This year’s theme, “Becoming a Sacred Flame: Francis, Clare and John’s Gospel,” will highlight three key figures for Franciscans: Francis, founder of the Franciscan Order; Clare, who, along with Francis, founded the women’s Order of St. Clare; and John, author of the fourth Gospel, which emphasizes Christian love, a cornerstone of the Franciscan life.
To be honored, a religious community’s leadership team must nominate a member and explain how a member fulfills the criteria, which are:
• Spark enthusiasm for the charism.
• Allow their ministry to be a light to the world.
• Exemplify a passion that ignites others for a cause or ministry.
• Embody the spirit of their congregation’s founder.
• Live the love expressed in the Gospel of John.
• Live as “word made flesh,” empowering others to become more.
• Exhibit a passionate love of life and people.
“Sr. Marilyn was chosen because of her enthusiastic response to whatever ministry is asked of her,” said Sr. Donna Koch, community president. “She has a love of Francis and Clare and her enthusiasm shines through in her leadership with our lay associates. Her passionate love of life and people is exemplified in her role as chaplain at St. Vincent Hospital and her commitment to the Gospel empowers others to grow to their full potential.”
For Sr. Marilyn, being a sacred flame involves the ongoing development of one’s self to receive Christ before inviting others to believe.
“I need to be nurtured and enlightened,” said Sr. Marilyn. “I have to be convinced myself first before convincing others. But it doesn’t begin with one and end with the other; it’s a back and forth.”
She experienced this “back and forth” during her three decades as a Catholic educator and now as a hospital chaplain and director of her religious community’s associates (lay men and women who join the Sisters in prayer and ministry).

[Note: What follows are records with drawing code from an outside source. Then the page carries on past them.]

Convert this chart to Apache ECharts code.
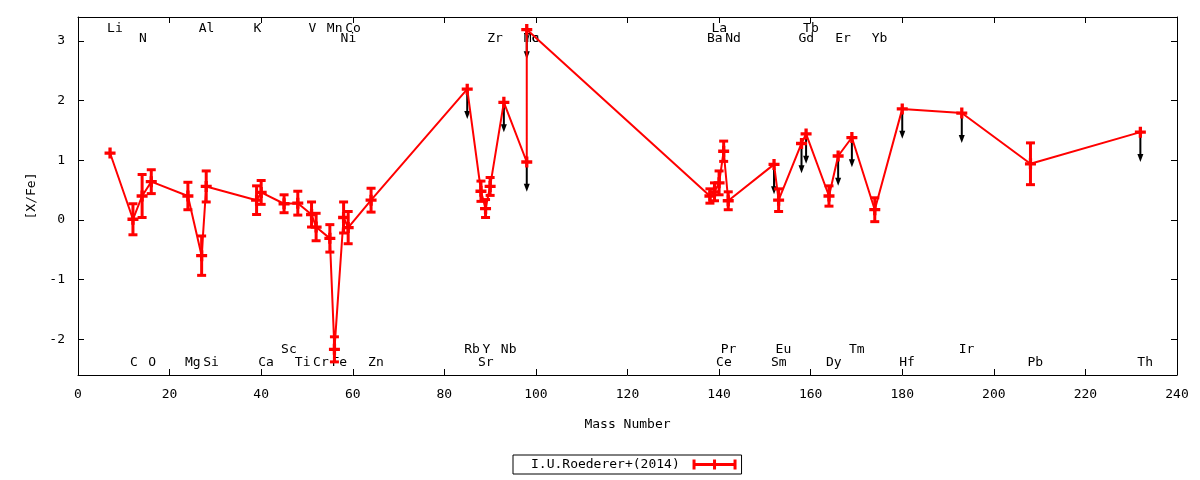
<!DOCTYPE html>
<html>
<head>
<meta charset="utf-8">
<title>[X/Fe] vs Mass Number</title>
<script src="https://cdn.jsdelivr.net/npm/echarts@6.0.0/dist/echarts.min.js"></script>
<style>
  html, body { margin: 0; padding: 0; background: #fff; }
  #chart { width: 1200px; height: 480px; }
</style>
</head>
<body>
<div id="chart"></div>
<script>
// element data, ordered as drawn by the line
const elements = ['Li','C','N','O','Mg','Al','Si','K','Ca','Sc','Ti','V','Cr','Mn','Fe','Ni','Co','Zn',
  'Rb','Sr','Y','Zr','Nb','Mo','Tc','Ba','La','Ce','Pr','Nd','Sm','Eu','Gd','Tb','Dy','Er','Tm','Yb',
  'Hf','Ir','Pb','Th']
const massNumbers = [7,12,14,16,24,27,28,39,40,45,48,51,52,55,56,58,59,64,
  85,88,89,90,93,98,98,138,139,140,141,142,152,153,158,159,164,166,169,174,
  180,193,208,232]
const abundances = [1.12,0.01,0.40,0.64,0.40,-0.60,0.56,0.33,0.46,0.27,0.28,0.09,-0.12,-0.31,-2.17,0.04,-0.13,0.33,
  2.19,0.48,0.19,0.56,1.97,0.97,3.19,0.40,0.47,0.62,1.15,0.32,0.93,0.33,1.28,1.44,0.40,1.07,1.38,0.17,
  1.86,1.79,0.94,1.47]
const errors = [0,0.26,0.36,0.20,0.23,0.33,0.26,0.24,0.20,0.15,0.20,0.21,0.23,0.23,0.21,0.26,0.27,0.20,
  0,0.17,0.15,0.15,0,0,0,0.12,0.15,0.20,0.17,0.15,0,0.19,0,0,0.17,0,0,0.20,
  0,0,0.35,0]
// 1 = upper limit (drawn with a down arrow)
const upperLimit = [0,0,0,0,0,0,0,0,0,0,0,0,0,0,0,0,0,0,
  1,0,0,0,1,1,1,0,0,0,0,0,1,0,1,1,0,1,1,0,
  1,1,0,1]
// which text row the element name sits in (t = top, b = bottom)
const labelRow = ['t1','b2','t2','b2','b2','t1','b2','t1','b2','b1','b2','t1','b2','t1','b2','t2','t1','b2',
  'b1','b2','b1','t2','b1','t2','t2','t2','t1','b2','b1','t2','b2','b1','t2','t1','b2','t2','b1','t2',
  'b2','b1','b2','b2']
const yTicks = [-2, -1, 0, 1, 2, 3]

const FONT = 'DejaVu Sans Mono'
const RED = '#ff0000'
const rowY = { t1: 3.21, t2: 3.04, b1: -2.17, b2: -2.39 }
const ulLength = 0.5

const lineData = massNumbers.map((m, i) => [m, abundances[i]])
const errData = []
const ulData = []
massNumbers.forEach((m, i) => {
  if (upperLimit[i]) ulData.push([m, abundances[i]])
  else if (errors[i] > 0) errData.push([m, abundances[i], errors[i]])
})
const labelData = massNumbers.map((m, i) => [m, rowY[labelRow[i]]])

const chart = echarts.init(document.getElementById('chart'))

const plusSymbol = 'path://M3.5,0h3v10h-3z M0,3.5h10v3h-10z'
const legendIcon = 'path://M0,3.5h44v3h-44z M0,0h3v10h-3z M41,0h3v10h-3z M20.5,0h3v10h-3z'

const axisBase = {
  axisLine: { show: true, onZero: false, lineStyle: { color: '#000', width: 1 } },
  axisTick: { show: true, inside: true, length: 6, lineStyle: { color: '#000' } },
  splitLine: { show: false }
}

chart.setOption({
  animation: false,
  backgroundColor: '#fff',
  textStyle: { fontFamily: FONT },
  grid: { left: 78, right: 23, top: 17, bottom: 105 },
  legend: {
    data: [{ name: 'I.U.Roederer+(2014)', icon: legendIcon }],
    left: 513,
    top: 455,
    align: 'right',
    itemWidth: 44,
    itemHeight: 10,
    padding: [3, 5, 3, 18],
    borderColor: '#000',
    borderWidth: 1,
    borderRadius: 0,
    selectedMode: false,
    // trailing space leaves the gap gnuplot puts before the sample
    formatter: name => name + ' ',
    textStyle: { fontFamily: FONT, fontSize: 13, color: '#000' }
  },
  xAxis: [
    Object.assign({}, axisBase, {
      type: 'value', min: 0, max: 240, interval: 20, position: 'bottom',
      name: 'Mass Number', nameLocation: 'middle', nameGap: 43,
      nameTextStyle: { fontFamily: FONT, fontSize: 13, color: '#000' },
      axisLabel: { margin: 13, fontFamily: FONT, fontSize: 13, color: '#000' }
    }),
    Object.assign({}, axisBase, {
      type: 'value', min: 0, max: 240, interval: 20, position: 'top',
      axisLabel: { show: false }
    })
  ],
  yAxis: [
    Object.assign({}, axisBase, {
      type: 'value', min: -2.6, max: 3.4, position: 'left',
      name: '[X/Fe]', nameLocation: 'middle', nameGap: 38,
      nameTextStyle: { fontFamily: FONT, fontSize: 13, color: '#000' },
      axisTick: { show: true, inside: true, length: 6, customValues: yTicks, lineStyle: { color: '#000' } },
      axisLabel: { margin: 13, fontFamily: FONT, fontSize: 13, color: '#000', customValues: yTicks }
    }),
    Object.assign({}, axisBase, {
      type: 'value', min: -2.6, max: 3.4, position: 'right',
      axisTick: { show: true, inside: true, length: 6, customValues: yTicks, lineStyle: { color: '#000' } },
      axisLabel: { show: false }
    })
  ],
  series: [
    {
      // element names
      type: 'custom',
      name: 'labels',
      z: 1,
      silent: true,
      data: labelData,
      renderItem: function (params, api) {
        const p = api.coord([api.value(0), api.value(1)])
        return {
          type: 'text',
          x: p[0] - 3,
          y: p[1],
          style: {
            text: elements[params.dataIndex],
            font: '13px "' + FONT + '"',
            fill: '#000',
            align: 'left',
            verticalAlign: 'middle'
          }
        }
      }
    },
    {
      // upper limit arrows
      type: 'custom',
      name: 'limits',
      z: 2,
      silent: true,
      data: ulData,
      renderItem: function (params, api) {
        const x = api.value(0), y = api.value(1)
        const a = api.coord([x, y])
        const b = api.coord([x, y - ulLength])
        return {
          type: 'group',
          children: [
            { type: 'line', shape: { x1: a[0], y1: a[1], x2: b[0], y2: b[1] - 6 }, style: { stroke: '#000', lineWidth: 2 } },
            { type: 'polygon', shape: { points: [[b[0] - 3, b[1] - 8], [b[0] + 3, b[1] - 8], [b[0], b[1]]] }, style: { fill: '#000' } }
          ]
        }
      }
    },
    {
      // error bars
      type: 'custom',
      name: 'errors',
      z: 3,
      silent: true,
      data: errData,
      renderItem: function (params, api) {
        const x = api.value(0), y = api.value(1), e = api.value(2)
        const t = api.coord([x, y + e])
        const b = api.coord([x, y - e])
        const hw = 4.5
        const st = { stroke: RED, lineWidth: 3 }
        return {
          type: 'group',
          children: [
            { type: 'line', shape: { x1: t[0], y1: t[1], x2: b[0], y2: b[1] }, style: st },
            { type: 'line', shape: { x1: t[0] - hw, y1: t[1], x2: t[0] + hw, y2: t[1] }, style: st },
            { type: 'line', shape: { x1: b[0] - hw, y1: b[1], x2: b[0] + hw, y2: b[1] }, style: st }
          ]
        }
      }
    },
    {
      type: 'line',
      name: 'I.U.Roederer+(2014)',
      z: 4,
      data: lineData,
      color: RED,
      symbol: plusSymbol,
      symbolSize: 11,
      showAllSymbol: true,
      lineStyle: { color: RED, width: 2 },
      itemStyle: { color: RED }
    }
  ]
})
</script>
</body>
</html>
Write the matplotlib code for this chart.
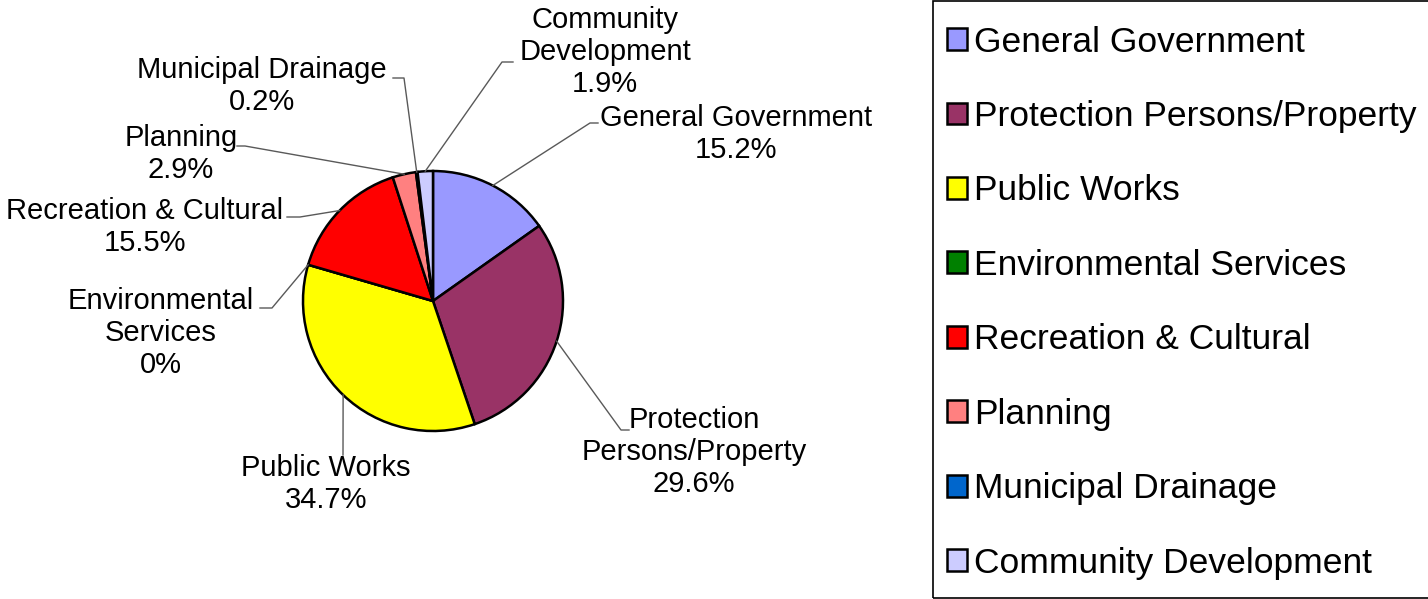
import numpy as np
import matplotlib
matplotlib.use('Agg')
import matplotlib.pyplot as plt
from matplotlib.patches import Rectangle

plt.rcParams['font.family'] = ['Liberation Sans', 'DejaVu Sans']

# data
categories = ['General Government', 'Protection Persons/Property', 'Public Works',
              'Environmental Services', 'Recreation & Cultural', 'Planning',
              'Municipal Drainage', 'Community Development']
shares = [15.2, 29.6, 34.7, 0.0, 15.5, 2.9, 0.2, 1.9]
pct_labels = ['15.2%', '29.6%', '34.7%', '0%', '15.5%', '2.9%', '0.2%', '1.9%']
slice_labels = ['General Government', 'Protection\nPersons/Property', 'Public Works',
                'Environmental\nServices', 'Recreation & Cultural', 'Planning',
                'Municipal Drainage', 'Community\nDevelopment']
colors = ['#9999FF', '#993366', '#FFFF00', '#008000', '#FF0000', '#FF8080',
          '#0066CC', '#CCCCFF']

W, H = 1428, 599
fig = plt.figure(figsize=(W / 100, H / 100), dpi=100)
ax = fig.add_axes([0, 0, 1, 1])

def Y(y):
    # top-based pixel -> axes data
    return H - y

cx, cy, r = 433, Y(301), 130
wedges, _ = ax.pie(shares, colors=colors, startangle=90, counterclock=False,
                   center=(cx, cy), radius=r,
                   wedgeprops=dict(edgecolor='black', linewidth=1.8))
ax.set_xlim(0, W)
ax.set_ylim(0, H)
ax.set_aspect('auto')
ax.axis('off')

# label layout: text centre, elbow point, end of short horizontal (top-based px)
text_pos = [(736, 134), (694, 452), (326, 484), (161, 333),
            (145, 227), (181, 154), (262, 86), (605, 52)]
elbows = [(590, 123), (621, 430), (343, 455), (272, 308),
          (300, 217), (245, 146), (404, 78), (502, 62)]
ends = [(598, 123), (629, 430), (343, 455), (260, 308),
        (287, 217), (237, 146), (393, 78), (513, 62)]

for w, lab, pct, tp, el, en in zip(wedges, slice_labels, pct_labels, text_pos, elbows, ends):
    ang = np.deg2rad((w.theta1 + w.theta2) / 2)
    x0 = cx + r * np.cos(ang)
    y0 = cy + r * np.sin(ang)
    ax.plot([x0, el[0], en[0]], [y0, Y(el[1]), Y(en[1])], color='#595959', lw=1)
    ax.text(tp[0], Y(tp[1]), lab + '\n' + pct, ha='center', va='center',
            fontsize=21, color='black')

# legend frame
fig.patches.append(Rectangle((932.5, 1), 600, 597, transform=None, fill=False,
                             edgecolor='black', lw=1.2))

fig.legend(wedges, categories, loc='upper left',
           bbox_to_anchor=(947 / W, 1 - 25.5 / H), bbox_transform=fig.transFigure,
           frameon=False, fontsize=25.5, handlelength=0.57, handleheight=0.57,
           handletextpad=0.2, labelspacing=1.17, borderpad=0, borderaxespad=0)

fig.savefig('out.png', dpi=100)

“In the humdrum of everyday life we don’t always see the difference we make,” said Sr. Marilyn. “But, whenever I meet a former student, my heart races. They might talk about a significant moment in the classroom or a fond memory from school. Or I might see someone in the elevator (at the hospital) and they will say, ‘Do you remember my mom? She was a patient here four years ago, and you were with our family when she was dying. Your presence made a difference.’ All of that happens and you don’t know it.”